The Union Recorder


August 11, 2012

Do your back to school shopping in local stores

MILLEDGEVILLE — This weekend some local shoppers will have the opportunity to take advantage of a break in sales tax as for the first time since 2009 Georgia’s tax-free holiday is held. This year’s event kicked off at 12:01 a.m. Friday and continues through midnight Saturday.

While the timing for this year’s sales tax moratorium begins after the start of most local schools, it does provide a bit of relief for some families that waited a bit or bought less in anticipation of this weekend’s tax relief. The tax-free shopping period applies mainly to clothing and is intended to coincide with families’ back-to-school shopping needs — clothing and shoes under $100, school supplies and other items. Personal computers and accessories that cost less than $1,000 per purchase are also exempt.

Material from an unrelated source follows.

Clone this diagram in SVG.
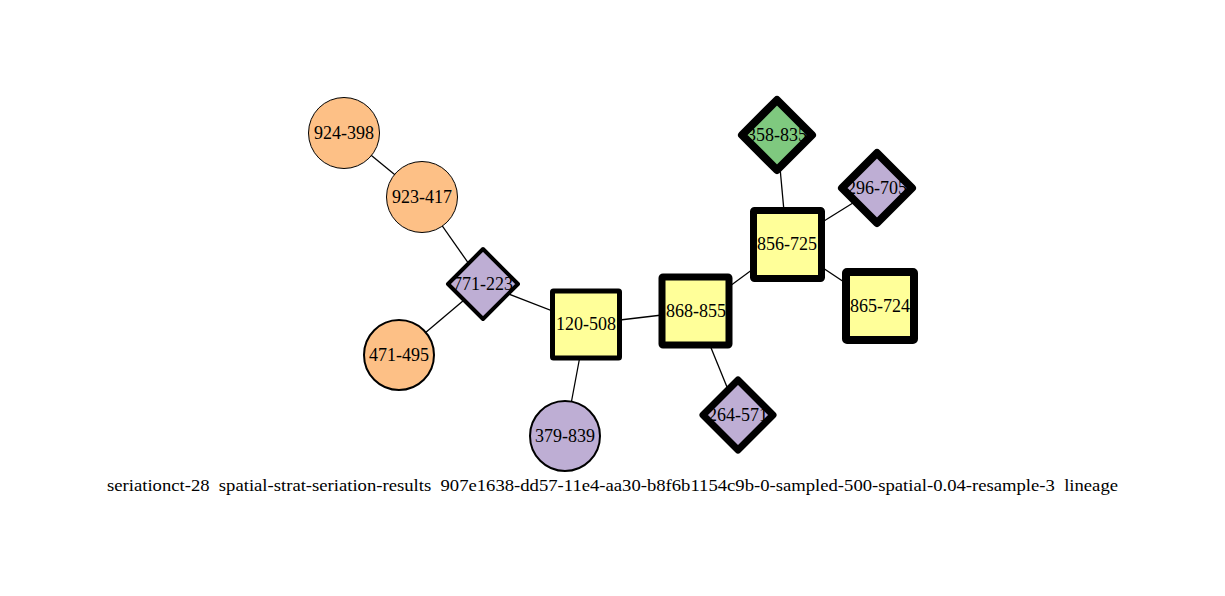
<svg xmlns="http://www.w3.org/2000/svg" width="1225" height="596" viewBox="0 0 1225 596">
<style>
.e{stroke:#000;stroke-width:1.3;fill:none}
.lbl{font-family:"Liberation Serif","Times New Roman",serif;font-size:18px;text-anchor:middle;fill:#000}
.or{fill:#fdc086;stroke:#000}
.pu{fill:#beaed4;stroke:#000}
.ye{fill:#ffff99;stroke:#000}
.gr{fill:#7fc97f;stroke:#000}
</style>
<rect width="1225" height="596" fill="#fff"/>
<g id="edges">
<line class="e" x1="344" y1="133" x2="422" y2="197"/>
<line class="e" x1="422" y1="197" x2="483" y2="284"/>
<line class="e" x1="483" y1="284" x2="399" y2="355"/>
<line class="e" x1="483" y1="284" x2="586" y2="324"/>
<line class="e" x1="586" y1="324" x2="565" y2="436"/>
<line class="e" x1="586" y1="324" x2="696" y2="311"/>
<line class="e" x1="696" y1="311" x2="787" y2="244"/>
<line class="e" x1="696" y1="311" x2="738" y2="414"/>
<line class="e" x1="787" y1="244" x2="777" y2="135"/>
<line class="e" x1="787" y1="244" x2="877" y2="188"/>
<line class="e" x1="787" y1="244" x2="880" y2="306"/>
</g>
<g id="n924-398"><circle class="or" cx="344" cy="133" r="35.5" stroke-width="1"/><text class="lbl" x="344" y="139">924-398</text></g>
<g id="n923-417"><circle class="or" cx="422" cy="197" r="35.5" stroke-width="1"/><text class="lbl" x="422" y="203">923-417</text></g>
<g id="n471-495"><circle class="or" cx="399" cy="355" r="35" stroke-width="2"/><text class="lbl" x="399" y="361">471-495</text></g>
<g id="n379-839"><circle class="pu" cx="565" cy="436" r="35" stroke-width="2"/><text class="lbl" x="565" y="442">379-839</text></g>
<g id="n771-223"><polygon class="pu" points="483,249 518,284 483,319 448,284" stroke-width="4" stroke-linejoin="round"/><text class="lbl" x="483" y="290">771-223</text></g>
<g id="n120-508"><rect class="ye" x="552.5" y="291" width="67" height="67" stroke-width="5" rx="1"/><text class="lbl" x="586" y="330">120-508</text></g>
<g id="n868-855"><rect class="ye" x="662" y="277" width="67" height="68" stroke-width="7" rx="1"/><text class="lbl" x="696" y="317">868-855</text></g>
<g id="n856-725"><rect class="ye" x="753.5" y="210.5" width="68" height="68" stroke-width="7" rx="1"/><text class="lbl" x="787" y="250">856-725</text></g>
<g id="n865-724"><rect class="ye" x="846" y="272" width="68" height="68" stroke-width="8" rx="1"/><text class="lbl" x="880" y="312">865-724</text></g>
<g id="n358-835"><polygon class="gr" points="777,100 812,135 777,170 742,135" stroke-width="8" stroke-linejoin="round"/><text class="lbl" x="777" y="141">358-835</text></g>
<g id="n296-705"><polygon class="pu" points="877,153 912,188 877,223 842,188" stroke-width="8" stroke-linejoin="round"/><text class="lbl" x="877" y="194">296-705</text></g>
<g id="n264-571"><polygon class="pu" points="738,380 773,415 738,450 703,415" stroke-width="7" stroke-linejoin="round"/><text class="lbl" x="738" y="421">264-571</text></g>
<text x="612.5" y="491" style="white-space:pre" font-family="Liberation Serif, Times New Roman, serif" font-size="16" text-anchor="middle" textLength="1011" lengthAdjust="spacingAndGlyphs">seriationct-28  spatial-strat-seriation-results  907e1638-dd57-11e4-aa30-b8f6b1154c9b-0-sampled-500-spatial-0.04-resample-3  lineage</text>
</svg>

The state stopped the eight-year tax-free tradition to save the estimated $12 million in lost revenue during the height of the economic downfall. Georgia is one of 18 states with tax-free sales days for back-to-school shopping. Neighboring states Alabama, Tennessee, Florida, North Carolina and South Carolina do as well, and many Georgians have traveled out of state in search of bargains, but as gas prices have inched back up in recent weeks, it is certainly not the most cost-saving option this year.

While a late July tax-free weekend may have been a better option for many Georgia schools and families, this is still an opportunity to bring sales into local stores, which is always a plus not only for the retailers but also for the business community and Baldwin County.

Most families know all too well the price of school supplies and back to school clothes this year, and most spend heavily. According to the National Retail Federation, the average family is expected to spend $688.62 on each K-12 grade student in a household for back to school this year after years of cutting back. That’s an increase in spending from 2011. In all, spending projections are expected to exceed $30.3 billion, combined with college spending, estimates top $83.8 billion. So why not spend that money locally?

As we enjoy the waning hours of the tax-free weekend, we should remember that shopping locally provides value for the consumer as well.

Cut down on travel time, long lines and crowds by taking tax-free dollars to local stores for the back to school shopping that remains.

If the local community doesn’t support local retailers, it’s hard to see or expect that others will either.